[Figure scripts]
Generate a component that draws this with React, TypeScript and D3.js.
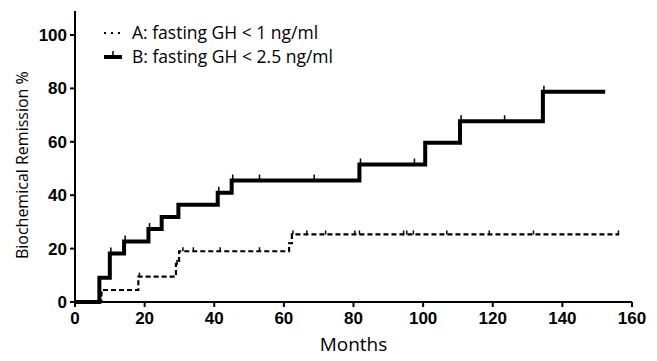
import React from 'react';
import * as d3 from 'd3';

// group B: fasting GH < 2.5 ng/ml
const monthsB = [0, 7, 10, 14.1, 21.1, 24.9, 29.7, 41, 45, 81.7, 100.6, 110.6, 134.4, 152.3];
const remB = [0, 9.1, 18.2, 22.7, 27.3, 31.8, 36.4, 40.9, 45.5, 51.5, 59.6, 67.7, 78.7, 78.7];
const censorB = [10.3, 14.4, 21.4, 41.3, 45.3, 53, 68.7, 82, 97.5, 110.9, 123.4, 134.7];

// group A: fasting GH < 1 ng/ml
const monthsA = [0, 7.6, 18.2, 29, 29.9, 61.5, 62.3, 156.3];
const remA = [0, 4.5, 9.5, 14.3, 19, 22, 25.3, 25.3];
const censorA = [18.5, 29.3, 31, 34, 41.7, 53, 62.6, 66.6, 72, 80.4, 81.7, 94.4, 95.3, 97.2, 106.8, 119, 131.7, 156.1];

const xTicks = [0, 20, 40, 60, 80, 100, 120, 140, 160];
const yTicks = [0, 20, 40, 60, 80, 100];

const W = 657;
const H = 361;
const margin = { left: 75, right: 25, top: 8, bottom: 59 };

function levelAt(ms: number[], vs: number[], t: number) {
  let v = vs[0];
  ms.forEach((m, i) => {
    if (m <= t) v = vs[i];
  });
  return v;
}

export default function App() {
  const x = d3.scaleLinear().domain([0, 160]).range([margin.left, W - margin.right]);
  const y = d3.scaleLinear().domain([0, 100]).range([H - margin.bottom, 35]);
  const y0 = y(0);

  const line = d3
    .line<[number, number]>()
    .x((d) => x(d[0]))
    .y((d) => y(d[1]))
    .curve(d3.curveStepAfter);

  const ptsA = monthsA.map((m, i) => [m, remA[i]] as [number, number]);
  const ptsB = monthsB.map((m, i) => [m, remB[i]] as [number, number]);

  const tickFont = { fontFamily: 'Liberation Sans, Arial, sans-serif', fontWeight: 700, fontSize: 17 };
  const labelFont = { fontFamily: '"Open Sans", sans-serif', fontSize: 17.5 };

  return (
    <div style={{ position: 'fixed', left: 0, top: 0 }}>
      <svg width={W} height={H} style={{ display: 'block', background: '#fff' }}>
        {/* series A dashed */}
        <path d={line(ptsA) || ''} fill="none" stroke="#000" strokeWidth={2.2} strokeDasharray="5,3" />
        {censorA.map((c, i) => {
          const v = levelAt(monthsA, remA, c);
          return <line key={'ca' + i} x1={x(c)} x2={x(c)} y1={y(v)} y2={y(v) - 4} stroke="#000" strokeWidth={1.5} />;
        })}
        {/* series B solid */}
        <path d={line(ptsB) || ''} fill="none" stroke="#000" strokeWidth={4} />
        {censorB.map((c, i) => {
          const v = levelAt(monthsB, remB, c);
          return <line key={'cb' + i} x1={x(c)} x2={x(c)} y1={y(v)} y2={y(v) - 6} stroke="#000" strokeWidth={1.5} />;
        })}

        {/* axes */}
        <line x1={x(0)} x2={x(0)} y1={y0} y2={11} stroke="#000" strokeWidth={2} />
        <line x1={x(0)} x2={x(160)} y1={y0} y2={y0} stroke="#000" strokeWidth={2} />
        {xTicks.map((t) => (
          <g key={'x' + t}>
            <line x1={x(t)} x2={x(t)} y1={y0} y2={y0 + 5} stroke="#000" strokeWidth={2} />
            <text x={x(t)} y={y0 + 22} textAnchor="middle" {...tickFont}>{t}</text>
          </g>
        ))}
        {yTicks.map((t) => (
          <g key={'y' + t}>
            <line x1={x(0) - 5} x2={x(0)} y1={y(t)} y2={y(t)} stroke="#000" strokeWidth={2} />
            <text x={x(0) - 8} y={y(t) + 6} textAnchor="end" {...tickFont}>{t}</text>
          </g>
        ))}

        {/* axis titles */}
        <text x={(x(0) + x(160)) / 2} y={351} textAnchor="middle" {...labelFont} fontSize={19}>Months</text>
        <text transform={`translate(28,${(y(0) + y(110)) / 2 + 10}) rotate(-90)`} textAnchor="middle" {...labelFont} fontSize={16}>
          Biochemical Remission %
        </text>

        {/* legend */}
        <line x1={104} x2={122} y1={33} y2={33} stroke="#000" strokeWidth={2} strokeDasharray="2,5" />
        <text x={132} y={34} dominantBaseline="middle" {...labelFont}>A: fasting GH &lt; 1 ng/ml</text>
        <line x1={104} x2={122} y1={57} y2={57} stroke="#000" strokeWidth={4} />
        <line x1={113} x2={113} y1={57} y2={51} stroke="#000" strokeWidth={1.5} />
        <text x={132} y={58} dominantBaseline="middle" {...labelFont}>B: fasting GH &lt; 2.5 ng/ml</text>
      </svg>
    </div>
  );
}
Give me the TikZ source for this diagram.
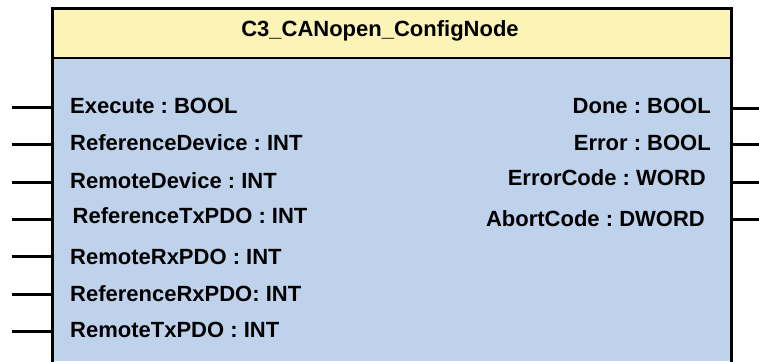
\documentclass[tikz,border=0pt]{standalone}
\usepackage{fontspec}
\setmainfont{Liberation Sans}
\usepackage{xcolor}
\definecolor{headyellow}{HTML}{FCF4B6}
\definecolor{bodyblue}{HTML}{BED2EB}
\frenchspacing

\begin{document}
\begin{tikzpicture}[x=1pt, y=-1pt,
  every node/.style={font=\fontsize{22}{24}\selectfont\bfseries, inner sep=0pt, text height=15pt, text depth=0pt},
  pin/.style={draw=black, line width=3pt},
  port/.style={anchor=west},
  outport/.style={anchor=east}]
  \useasboundingbox (0,0) rectangle (759,361);
  % block body and header
  \fill[bodyblue] (52,58) rectangle (731,361);
  \fill[headyellow] (52,9) rectangle (731,58);
  \draw[line width=3pt] (52,362) -- (52,9) -- (731,9) -- (731,362);
  \draw[line width=2.6pt] (52,58) -- (731,58);
  \node (title) at (380,29.5) {C3\_CANopen\_ConfigNode};
  % inputs
  \foreach \py/\ty/\tx/\lbl [count=\i] in {
      107/106/70/Execute : BOOL,
      144/143/70/ReferenceDevice : INT,
      182/181/70/RemoteDevice : INT,
      219/216/72.5/ReferenceTxPDO : INT,
      256/257/70/RemoteRxPDO : INT,
      294/294/70/ReferenceRxPDO: INT,
      331.5/330/70/RemoteTxPDO : INT} {
    \coordinate (in\i) at (52,\py);
    \coordinate (in\i e) at (12,\py);
    \node[port] (inlbl\i) at (\tx,\ty) {\lbl};
    \draw[pin] (in\i e) -- (in\i);
  }
  % outputs
  \foreach \py/\ty/\tx/\lbl [count=\i] in {
      108/105.5/711/Done : BOOL,
      144/142.5/711/Error : BOOL,
      182/178/706/ErrorCode : WORD,
      219/219/705/AbortCode : DWORD} {
    \coordinate (out\i) at (731,\py);
    \coordinate (out\i e) at (759,\py);
    \node[outport] (outlbl\i) at (\tx,\ty) {\lbl};
    \draw[pin] (out\i) -- (out\i e);
  }
\end{tikzpicture}
\end{document}
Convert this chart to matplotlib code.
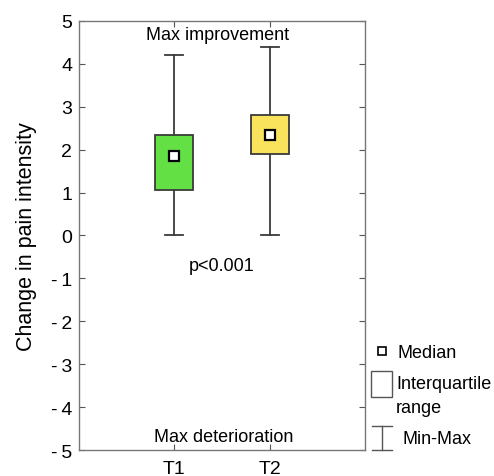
import matplotlib
matplotlib.use("Agg")
import matplotlib.pyplot as plt
from matplotlib.patches import Rectangle
from matplotlib.lines import Line2D

plt.rcParams['font.family'] = ['Liberation Sans', 'DejaVu Sans']

categories = ["T1", "T2"]
mins = [0.0, 0.0]
q1 = [1.05, 1.9]
medians = [1.85, 2.35]
q3 = [2.35, 2.8]
maxs = [4.2, 4.4]
colors = ["#62e044", "#f9e35c"]
yticks = [5, 4, 3, 2, 1, 0, -1, -2, -3, -4, -5]

fig = plt.figure(figsize=(4.94, 4.77), dpi=100)
ax = fig.add_axes([0.160, 0.0545, 0.579, 0.8995])
ax.set_xlim(0, 3)
ax.set_ylim(-5, 5)

bw = 0.4
cw = 0.19
lc = "#3a3a3a"
for i, name in enumerate(categories):
    x = i + 1
    ax.plot([x, x], [mins[i], q1[i]], color=lc, lw=1.3, zorder=2)
    ax.plot([x, x], [q3[i], maxs[i]], color=lc, lw=1.3, zorder=2)
    ax.plot([x - cw / 2, x + cw / 2], [mins[i], mins[i]], color=lc, lw=1.3, zorder=2)
    ax.plot([x - cw / 2, x + cw / 2], [maxs[i], maxs[i]], color=lc, lw=1.3, zorder=2)
    ax.add_patch(Rectangle((x - bw / 2, q1[i]), bw, q3[i] - q1[i],
                           facecolor=colors[i], edgecolor=lc, lw=1.3, zorder=3))
    ax.plot([x], [medians[i]], marker='s', ms=7.5, mfc='white', mec='black', mew=1.6, zorder=4)

ax.set_xticks([1, 2])
ax.set_xticklabels(categories, fontsize=14)
ax.set_yticks(yticks)
ax.set_yticklabels([str(t) if t >= 0 else "-\u2009" + str(-t) for t in yticks], fontsize=14)
ax.tick_params(direction='in', top=True, right=True, length=4, color='#555555', width=0.8)
ax.tick_params(axis='x', pad=7)
ax.tick_params(axis='y', pad=5)
for s in ax.spines.values():
    s.set_color('#777777')
    s.set_linewidth(1.0)
ax.set_ylabel("Change in pain intensity", fontsize=15.5)
ax.yaxis.set_label_coords(-0.147, 0.5)

ax.text(1.45, 4.69, "Max improvement", ha='center', va='center', fontsize=13)
ax.text(1.52, -4.69, "Max deterioration", ha='center', va='center', fontsize=13)
ax.text(1.5, -0.7, "p<0.001", ha='center', va='center', fontsize=13)

# legend outside the axes (figure coordinates)
H = 477.0
W = 494.0
def fx(px):
    return px / W
def fy(py):
    return 1 - py / H

fig.add_artist(Line2D([fx(382)], [fy(352)], marker='s', ms=6, mfc='white', mec='black', mew=1.2))
fig.text(fx(397), fy(354), "Median", fontsize=13, va='center', ha='left')
fig.add_artist(Rectangle((fx(371), fy(398)), fx(21), (398 - 372) / H, transform=fig.transFigure,
                         facecolor='white', edgecolor='#555555', lw=1.0))
fig.text(fx(396), fy(385), "Interquartile", fontsize=13, va='center', ha='left')
fig.text(fx(396), fy(409), "range", fontsize=13, va='center', ha='left')
fig.add_artist(Line2D([fx(382), fx(382)], [fy(427), fy(451)], color='#555555', lw=1.0))
fig.add_artist(Line2D([fx(372), fx(392)], [fy(427), fy(427)], color='#555555', lw=1.0))
fig.add_artist(Line2D([fx(372), fx(392)], [fy(451), fy(451)], color='#555555', lw=1.0))
fig.text(fx(402), fy(440), "Min-Max", fontsize=13, va='center', ha='left')

fig.savefig("out.png", dpi=100)
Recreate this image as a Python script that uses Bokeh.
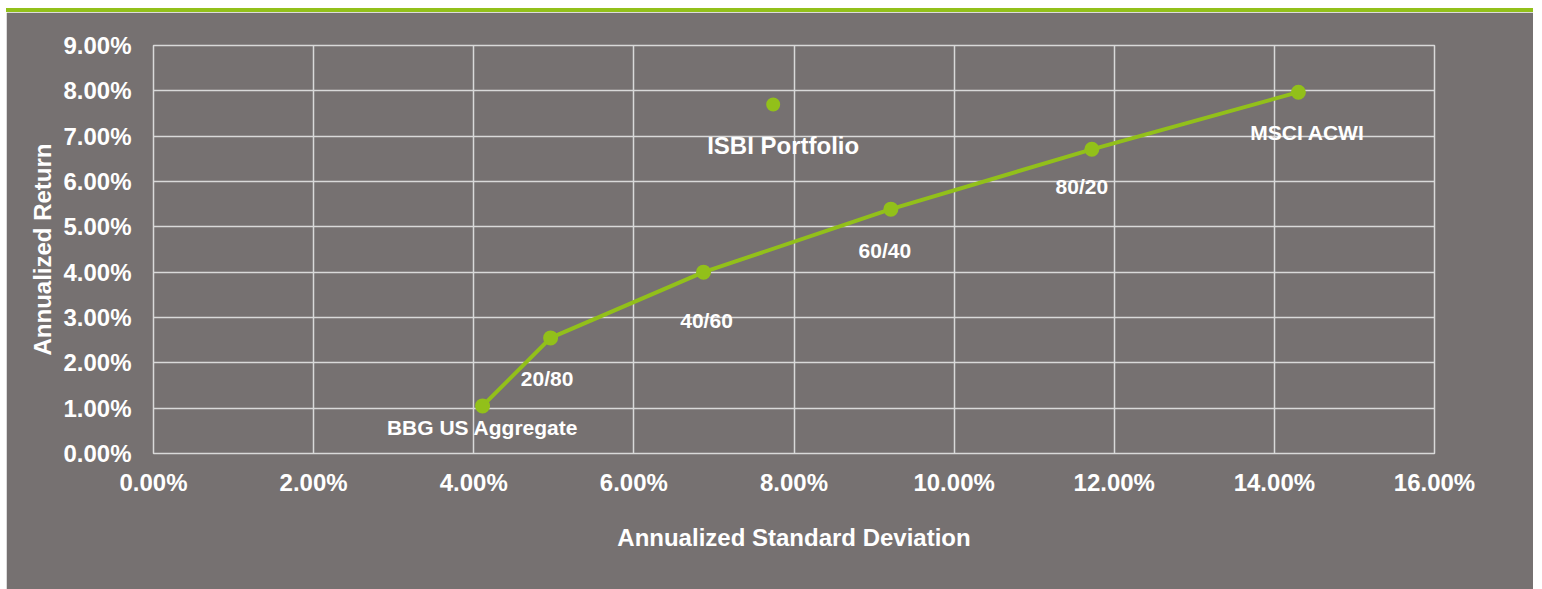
from bokeh.plotting import figure
from bokeh.models import Div, FixedTicker, PrintfTickFormatter, ColumnDataSource, Range1d
from bokeh.layouts import column
from bokeh.core.properties import value
from bokeh.embed import file_html
from bokeh.resources import INLINE

# ---- data ----
names = ["BBG US Aggregate", "20/80", "40/60", "60/40", "80/20", "MSCI ACWI"]
std_dev = [4.11, 4.96, 6.87, 9.21, 11.72, 14.30]
ann_return = [1.05, 2.55, 4.00, 5.39, 6.71, 7.97]
isbi_name = ["ISBI Portfolio"]
isbi_std = [7.74]
isbi_return = [7.70]
x_ticks = [0, 2, 4, 6, 8, 10, 12, 14, 16]
y_ticks = [0, 1, 2, 3, 4, 5, 6, 7, 8, 9]

# ---- styles ----
GREEN = "#92c01a"
BG = "#767171"
GRID = "#d9d9d9"
FONT = "Liberation Sans"
label_dx = [0, -3.5, 3, -6, -10, 9]
label_dy = [22, 41, 48, 41, 37, 40]

stripe = Div(width=1527, height=4, margin=0, styles={"background-color": GREEN})

p = figure(width=1527, height=577, output_backend="svg", toolbar_location=None,
           x_range=Range1d(0, 16), y_range=Range1d(0, 9),
           min_border_left=147, min_border_right=99, min_border_top=33, min_border_bottom=136,
           background_fill_color=BG, border_fill_color=BG, outline_line_color=GRID,
           outline_line_width=1.5, margin=0)

p.xgrid.ticker = FixedTicker(ticks=x_ticks)
p.ygrid.ticker = FixedTicker(ticks=y_ticks)
for g in (p.xgrid, p.ygrid):
    g.grid_line_color = GRID
    g.grid_line_width = 1.5

p.xaxis.ticker = FixedTicker(ticks=x_ticks)
p.yaxis.ticker = FixedTicker(ticks=y_ticks)
for ax in (p.xaxis, p.yaxis):
    ax.formatter = PrintfTickFormatter(format="%.2f%%")
    ax.axis_line_color = None
    ax.major_tick_line_color = None
    ax.minor_tick_line_color = None
    ax.major_label_text_font = FONT
    ax.major_label_text_font_style = "bold"
    ax.major_label_text_font_size = "24px"
    ax.major_label_text_color = "white"
    ax.axis_label_text_font = FONT
    ax.axis_label_text_font_style = "bold"
    ax.axis_label_text_font_size = "24px"
    ax.axis_label_text_color = "white"

p.xaxis.axis_label = "Annualized Standard Deviation"
p.yaxis.axis_label = "Annualized Return"
p.xaxis.major_label_standoff = 9
p.xaxis.axis_label_standoff = 25
p.yaxis.major_label_standoff = 16
p.yaxis.axis_label_standoff = 4

src = ColumnDataSource(dict(x=std_dev, y=ann_return, name=names, dx=label_dx, dy=label_dy))
p.line("x", "y", source=src, line_color=GREEN, line_width=4)
p.scatter("x", "y", source=src, size=15, fill_color=GREEN, line_color=None)
p.text("x", "y", text="name", source=src, x_offset="dx", y_offset="dy",
       text_align="center", text_baseline="middle", text_color="white",
       text_font=value(FONT), text_font_style="bold", text_font_size="21px")

isrc = ColumnDataSource(dict(x=isbi_std, y=isbi_return, name=isbi_name))
p.scatter("x", "y", source=isrc, size=14, fill_color=GREEN, line_color=None)
p.text("x", "y", text="name", source=isrc, x_offset=10, y_offset=41,
       text_align="center", text_baseline="middle", text_color="white",
       text_font=value(FONT), text_font_style="bold", text_font_size="24px")

layout = column(stripe, p, spacing=0, margin=(8, 0, 0, 6))
open("out.html", "w").write(file_html(layout, INLINE))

_Task directions_
In the listing above, find the line containing "Convert this chart to matplotlib code." and the line containing "ax.set_ylim(-5, 5)". Reproduce those lines and all between them exactly, with no pictures and nothing more.

_Expected output_
Convert this chart to matplotlib code.
import matplotlib
matplotlib.use("Agg")
import matplotlib.pyplot as plt
from matplotlib.patches import Rectangle
from matplotlib.lines import Line2D

plt.rcParams['font.family'] = ['Liberation Sans', 'DejaVu Sans']

categories = ["T1", "T2"]
mins = [0.0, 0.0]
q1 = [1.05, 1.9]
medians = [1.85, 2.35]
q3 = [2.35, 2.8]
maxs = [4.2, 4.4]
colors = ["#62e044", "#f9e35c"]
yticks = [5, 4, 3, 2, 1, 0, -1, -2, -3, -4, -5]

fig = plt.figure(figsize=(4.94, 4.77), dpi=100)
ax = fig.add_axes([0.160, 0.0545, 0.579, 0.8995])
ax.set_xlim(0, 3)
ax.set_ylim(-5, 5)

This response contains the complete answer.